RejectTrafficShapingChecker 依据 Rule.Threshold 判定 Resource 在当前时间窗口是否超限,其限流结果 TokenResultStatus 只可能是 Pass 或者 Blocked。

sentinel flow 还有一个匀速限流 ThrottlingChecker ,它的目的是让请求匀速被执行,把一个时间窗口【譬如 1s】根据 threshold 再细分为更细的微时间窗口,在每个微时间窗口最多执行一次请求,其限流结果 TokenResultStatus 只可能是 Pass 或者 Blocked 或者 Wait,其相关意义分别为:

  • Pass:在微时间窗口内无超限,请求通过;

  • Wait:在微时间窗口内超限,被滞后若干时间窗口执行,在这段时间内请求需要等待;

  • Blocked:在微时间窗口内超限,且等待时间超过用户设定的最大愿意等待时间长度【Rule.MaxQueueingTimeMs】,请求被拒绝。

  type TrafficShapingController struct {
flowCalculator TrafficShapingCalculator
flowChecker TrafficShapingChecker


rule *Rule
// boundStat is the statistic of current TrafficShapingController
boundStat standaloneStatistic
}


func (t *TrafficShapingController) PerformChecking(acquireCount uint32, flag int32) *base.TokenResult {
allowedTokens := t.flowCalculator.CalculateAllowedTokens(acquireCount, flag)
return t.flowChecker.DoCheck(resStat, acquireCount, allowedTokens)
}

Direct + Reject 限流的场景下,这三个接口其实并无多大意义,其核心函数 TrafficShapingController.PerformChecking() 的主要流程是:

  • 从 TrafficShapingController.boundStat 中获取当前 Resource 的 metrics 值【curCount】;

  • 如果 curCount + batchNum(acquireCount) > Rule.Threshold,则 pass,否则就 reject。

在限流场景下, TrafficShapingController 四个成员的意义 如下:

  • flowCalculator 计算限流上限;

  • flowChecker 执行限流 Check 动作;

  • rule 存储限流规则;

  • boundStat 存储限流的 Check 结果和时间窗口参数,作为下次限流 Check 动作判定的依据。

2)TrafficControllerMap

在执行限流判定时,需要根据 Resource 名称获取其对应的 TrafficShapingController

   // TrafficControllerMap represents the map storage for TrafficShapingController.
type TrafficControllerMap map[string][]*TrafficShapingController
// core/flow/rule_manager.go
tcMap = make(TrafficControllerMap)

package 级别全局私有变量 tcMap 存储了所有的 Rule,其 key 为 Resource 名称,value 则是与 Resource 对应的 TrafficShapingController。

用户级别接口函数 core/flow/rule_manager.go:LoadRules() 会根据用户定义的 Rule 构造其对应的 TrafficShapingController 存入 tcMap ,这个接口调用函数 generateStatFor(*Rule) 构造 TrafficShapingController.boundStat

限流场景下,函数 generateStatFor(*Rule) 的核心 代码如下:

  func generateStatFor(rule *Rule) (*standaloneStatistic, error) {
resNode = stat.GetOrCreateResourceNode(rule.Resource, base.ResTypeCommon)

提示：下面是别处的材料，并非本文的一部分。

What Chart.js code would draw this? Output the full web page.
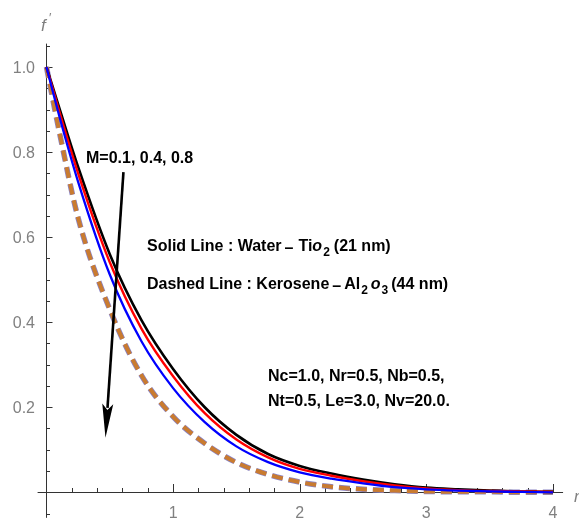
<!DOCTYPE html>
<html><head><meta charset="utf-8">
<script src="https://cdn.jsdelivr.net/npm/chart.js@4.4.1/dist/chart.umd.min.js"></script>
<style>html,body{margin:0;padding:0;background:#fff;}canvas{display:block;}</style>
</head><body>
<canvas id="c" width="579" height="518"></canvas>
<script>
// ---- data ----
const eta = [0, 0.1, 0.25, 0.5, 0.75, 1.0, 1.25, 1.5, 1.75, 2.0, 2.25, 2.5, 2.75, 3.0, 3.25, 3.5, 3.75, 4.0];
const waterM01 = [1.0, 0.905, 0.765, 0.56, 0.405, 0.29, 0.2, 0.135, 0.09, 0.062, 0.044, 0.03, 0.019, 0.011, 0.007, 0.004, 0.002, 0.001];
const waterM04 = [1.0, 0.897, 0.75, 0.541, 0.385, 0.273, 0.186, 0.124, 0.082, 0.055, 0.039, 0.026, 0.016, 0.009, 0.005, 0.003, 0.002, 0.001];
const waterM08 = [1.0, 0.886, 0.73, 0.512, 0.355, 0.245, 0.165, 0.108, 0.071, 0.047, 0.032, 0.021, 0.012, 0.007, 0.004, 0.002, 0.001, 0.0];
const kerosene = [1.0, 0.85, 0.645, 0.43, 0.275, 0.178, 0.115, 0.07, 0.042, 0.024, 0.013, 0.007, 0.004, 0.002, 0.001, 0.001, 0.0, 0.0];
const xTickValues = [1, 2, 3, 4];
const xTickLabels = ['1', '2', '3', '4'];
const yTickValues = [0.2, 0.4, 0.6, 0.8, 1.0];
const yTickLabels = ['0.2', '0.4', '0.6', '0.8', '1.0'];
const mLabel = 'M=0.1, 0.4, 0.8';
const paramLine1 = 'Nc=1.0, Nr=0.5, Nb=0.5,';
const paramLine2 = 'Nt=0.5, Le=3.0, Nv=20.0.';
// arrow endpoints in data coordinates (annotation)
const arrowFrom = [0.608, 0.753];
const arrowTo = [0.466, 0.128];

const pts = arr => eta.map((e, i) => ({x: e, y: arr[i]}));
const BOLD = 'bold 16px "Liberation Sans", Arial, sans-serif';
const GRAY = '#808080';

function drawRuns(ctx, x, y, runs) {
  let cx = x;
  for (const r of runs) {
    cx += (r.gap || 0);
    ctx.font = r.font;
    ctx.fillText(r.t, cx, y + (r.dy || 0));
    cx += ctx.measureText(r.t).width;
  }
}

const axesPlugin = {
  id: 'axesPlugin',
  beforeDatasetsDraw(chart) {
    const {ctx, scales: {x, y}} = chart;
    const px0 = Math.round(x.getPixelForValue(0)) + 0.5;
    const py0 = Math.round(y.getPixelForValue(0)) + 0.5;
    ctx.save();
    ctx.strokeStyle = '#333';
    ctx.lineWidth = 1;
    ctx.beginPath();
    ctx.moveTo(x.getPixelForValue(-0.07), py0);
    ctx.lineTo(x.getPixelForValue(4.08), py0);
    ctx.moveTo(px0, y.getPixelForValue(1.055));
    ctx.lineTo(px0, y.getPixelForValue(-0.06));
    for (let k = 1; k <= 20; k++) {
      const v = k * 0.2;
      const p = Math.round(x.getPixelForValue(v)) + 0.5;
      const len = (k % 5 === 0) ? 8.5 : 4.5;
      ctx.moveTo(p, py0);
      ctx.lineTo(p, py0 - len);
    }
    for (let k = -1; k <= 21; k++) {
      if (k === 0) continue;
      const v = k * 0.05;
      const p = Math.round(y.getPixelForValue(v)) + 0.5;
      const len = (k % 4 === 0) ? 6 : 3.5;
      ctx.moveTo(px0, p);
      ctx.lineTo(px0 + len, p);
    }
    ctx.stroke();
    ctx.fillStyle = GRAY;
    ctx.font = '16px "Liberation Sans", Arial, sans-serif';
    ctx.textBaseline = 'alphabetic';
    ctx.textAlign = 'center';
    xTickValues.forEach((v, i) => ctx.fillText(xTickLabels[i], x.getPixelForValue(v), 517.5));
    ctx.textAlign = 'right';
    yTickValues.forEach((v, i) => ctx.fillText(yTickLabels[i], 35, y.getPixelForValue(v) + 5.8));
    ctx.textAlign = 'left';
    ctx.font = 'italic 17px "Liberation Sans", Arial, sans-serif';
    ctx.fillText('f', 41, 31);
    ctx.font = '13px "Liberation Sans", Arial, sans-serif';
    ctx.fillText('\u2032', 49, 22);
    ctx.font = 'italic 17px "Liberation Sans", Arial, sans-serif';
    ctx.fillText('\u03b7', 574, 502);
    ctx.restore();
  },
  afterDatasetsDraw(chart) {
    const {ctx, scales: {x, y}} = chart;
    ctx.save();
    const x1 = x.getPixelForValue(arrowFrom[0]), y1 = y.getPixelForValue(arrowFrom[1]);
    const x2 = x.getPixelForValue(arrowTo[0]), y2 = y.getPixelForValue(arrowTo[1]);
    const ang = Math.atan2(y2 - y1, x2 - x1);
    const L = 34, W = 5.5;
    const bx = x2 - L * Math.cos(ang), by = y2 - L * Math.sin(ang);
    ctx.strokeStyle = '#000';
    ctx.lineWidth = 2.6;
    ctx.beginPath();
    ctx.moveTo(x1, y1);
    ctx.lineTo(bx + 4 * Math.cos(ang), by + 4 * Math.sin(ang));
    ctx.stroke();
    ctx.fillStyle = '#000';
    ctx.beginPath();
    ctx.moveTo(x2, y2);
    ctx.lineTo(bx - W * Math.sin(ang), by + W * Math.cos(ang));
    ctx.lineTo(bx + 6 * Math.cos(ang), by + 6 * Math.sin(ang));
    ctx.lineTo(bx + W * Math.sin(ang), by - W * Math.cos(ang));
    ctx.closePath();
    ctx.fill();
    ctx.fillStyle = '#000';
    ctx.textAlign = 'left';
    ctx.textBaseline = 'alphabetic';
    ctx.font = BOLD;
    ctx.fillText(mLabel, 86, 162.5);
    ctx.fillText(paramLine1, 268, 381);
    ctx.fillText(paramLine2, 268, 406);
    const IT = 'italic bold 16px "Liberation Sans", Arial, sans-serif';
    const SUB = 'bold 12px "Liberation Sans", Arial, sans-serif';
    drawRuns(ctx, 147, 250.7, [
      {t: 'Solid Line : Water', font: BOLD},
      {t: '\u2013', font: BOLD, dy: 2, gap: 3},
      {t: 'Ti', font: BOLD, gap: 5},
      {t: 'o', font: IT},
      {t: '2', font: SUB, dy: 5, gap: 1},
      {t: '(21 nm)', font: BOLD, gap: 4}
    ]);
    drawRuns(ctx, 147, 289, [
      {t: 'Dashed Line : Kerosene', font: BOLD},
      {t: '\u2013', font: BOLD, dy: 2, gap: 3},
      {t: 'Al', font: BOLD, gap: 3},
      {t: '2', font: SUB, dy: 5, gap: 1},
      {t: 'o', font: IT, gap: 3},
      {t: '3', font: SUB, dy: 5, gap: 1},
      {t: '(44 nm)', font: BOLD, gap: 3}
    ]);
    ctx.restore();
  }
};

new Chart(document.getElementById('c'), {
  type: 'line',
  data: {
    datasets: [
      {label: 'Water–TiO2 M=0.8', data: pts(waterM08), borderColor: '#0000ff', borderWidth: 2.3, order: 1},
      {label: 'Water–TiO2 M=0.4', data: pts(waterM04), borderColor: '#ff0000', borderWidth: 2.4, order: 2},
      {label: 'Water–TiO2 M=0.1', data: pts(waterM01), borderColor: '#000000', borderWidth: 2.6, order: 3},
      {label: 'Kerosene–Al2O3', data: pts(kerosene), borderColor: '#c97b30', borderWidth: 4, borderDash: [11, 6], order: 4},
      {label: 'Kerosene–Al2O3 (M)', data: pts(kerosene), borderColor: '#8a84c4', borderWidth: 5.5, borderDash: [11, 6], order: 5}
    ]
  },
  options: {
    responsive: false,
    animation: false,
    layout: {padding: {left: 37.6, right: 13.4, top: 41.5, bottom: 0.2}},
    plugins: {legend: {display: false}, tooltip: {enabled: false}},
    elements: {point: {radius: 0}, line: {cubicInterpolationMode: 'monotone', fill: false, borderCapStyle: 'butt'}},
    scales: {
      x: {type: 'linear', min: -0.07, max: 4.1, display: false},
      y: {type: 'linear', min: -0.06, max: 1.06, display: false}
    }
  },
  plugins: [axesPlugin]
});
</script>
</body></html>
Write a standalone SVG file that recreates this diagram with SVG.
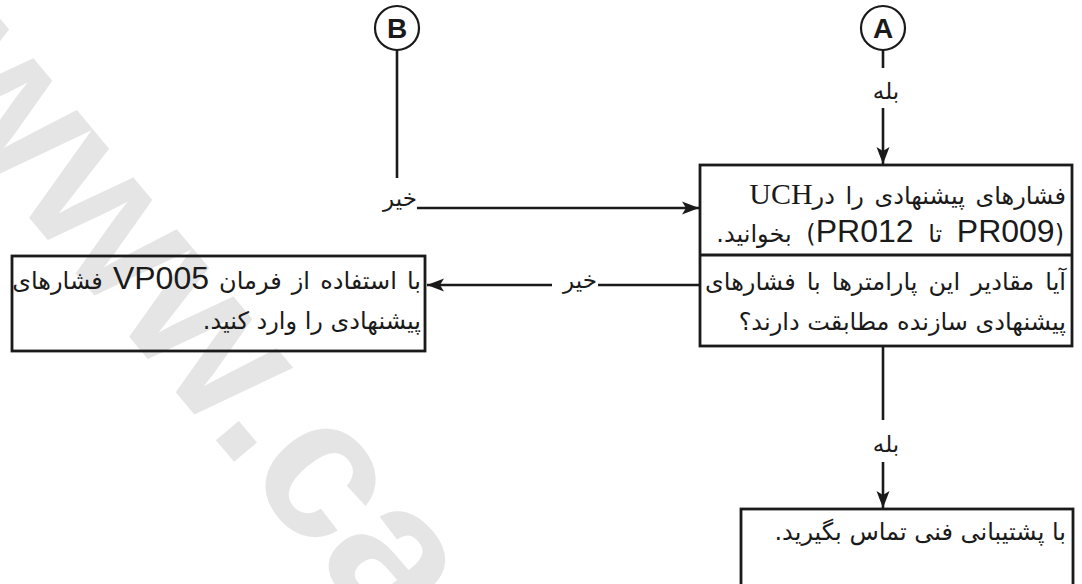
<svg xmlns="http://www.w3.org/2000/svg" width="1082" height="584" viewBox="0 0 1082 584">
<style>
.box{fill:none;stroke:#1a1a1a;stroke-width:2.8}
.ln{fill:none;stroke:#1a1a1a;stroke-width:2.6}
.fa{font-family:"DejaVu Sans",sans-serif;font-size:24px;fill:#1a1a1a}
.lat{font-family:"Liberation Sans",Arial,sans-serif;font-size:32px}
.ser{font-family:"Liberation Serif","Times New Roman",serif;font-size:30px}
.lbl{font-family:"DejaVu Sans",sans-serif;font-size:23px;fill:#1a1a1a}
.circ{fill:#fff;stroke:#1a1a1a;stroke-width:2.2}
.cl{font-family:"Liberation Sans",Arial,sans-serif;font-size:28px;font-weight:bold;fill:#1a1a1a}
.wm{font-family:"Liberation Sans",Arial,sans-serif;font-weight:bold;font-size:200px;fill:#e5e5e5}
</style>
<defs>
<marker id="arr" markerUnits="userSpaceOnUse" markerWidth="18" markerHeight="14" refX="17" refY="7" orient="auto">
<path d="M0,0.5 L17,7 L0,13.5 L4,7 z" fill="#1a1a1a"/>
</marker>
</defs>
<rect width="1082" height="584" fill="#fff"/>
<g id="watermark">
<text class="wm" transform="translate(-88,78) rotate(50)">www.ca</text>
</g>
<g id="connectors">
<path class="ln" d="M397,50 V178"/>
<path class="ln" d="M417,208 H699" marker-end="url(#arr)"/>
<path class="ln" d="M883,50 V68"/>
<path class="ln" d="M883,108 V164" marker-end="url(#arr)"/>
<path class="ln" d="M700,285 H598"/>
<path class="ln" d="M552,285 H427" marker-end="url(#arr)"/>
<path class="ln" d="M883,346 V420"/>
<path class="ln" d="M883,462 V508" marker-end="url(#arr)"/>
<text class="lbl" x="400" y="206" text-anchor="middle" direction="rtl">خیر</text>
<text class="lbl" x="886" y="99" text-anchor="middle" direction="rtl">بله</text>
<text class="lbl" x="580" y="288" text-anchor="middle" direction="rtl">خیر</text>
<text class="lbl" x="886" y="452" text-anchor="middle" direction="rtl">بله</text>
</g>
<g id="node-B">
<circle class="circ" cx="397" cy="28" r="22"/>
<text class="cl" x="397" y="38" text-anchor="middle">B</text>
</g>
<g id="node-A">
<circle class="circ" cx="883" cy="28" r="22"/>
<text class="cl" x="883" y="38" text-anchor="middle">A</text>
</g>
<g id="node-read">
<rect class="box" x="700" y="165" width="372" height="181"/>
<path class="box" d="M700,255 H1072"/>
<text class="fa" x="1066" y="204" direction="rtl" text-anchor="start" word-spacing="3">فشارهای پیشنهادی را در<tspan class="ser">UCH</tspan></text>
<text class="fa" x="1064" y="242" direction="rtl" text-anchor="start" word-spacing="7">(<tspan class="lat">PR009</tspan> تا <tspan class="lat">PR012</tspan>) بخوانید.</text>
<text class="fa" x="1066" y="290" direction="rtl" text-anchor="start" word-spacing="3.5">آیا مقادیر این پارامترها با فشارهای</text>
<text class="fa" x="1066" y="330" direction="rtl" text-anchor="start">پیشنهادی سازنده مطابقت دارند؟</text>
</g>
<g id="node-enter">
<rect class="box" x="12" y="256" width="413" height="95"/>
<text class="fa" x="421" y="289" direction="rtl" text-anchor="start" word-spacing="2.5">با استفاده از فرمان <tspan class="lat">VP005</tspan> فشارهای</text>
<text class="fa" x="421" y="329" direction="rtl" text-anchor="start">پیشنهادی را وارد کنید.</text>
</g>
<g id="node-support">
<rect class="box" x="741" y="509" width="332" height="100"/>
<text class="fa" x="1066" y="540" direction="rtl" text-anchor="start">با پشتیبانی فنی تماس بگیرید.</text>
</g>
</svg>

// default case, use the resource's default statistic
readStat := resNode.DefaultMetric()
retStat.reuseResourceStat = true
retStat.readOnlyMetric = readStat
retStat.writeOnlyMetric = nil
return &retStat, nil
}

Metrics

Resource 的指标 Metrics 是进行 Rule 判定的基础。

1. 原子时间轮 AtomicBucketWrapArray

Sentinel 库功能丰富,但无论是限流还是熔断,其存储基础都是滑动时间窗口。其间包含了众多优化:如无锁定长时间轮。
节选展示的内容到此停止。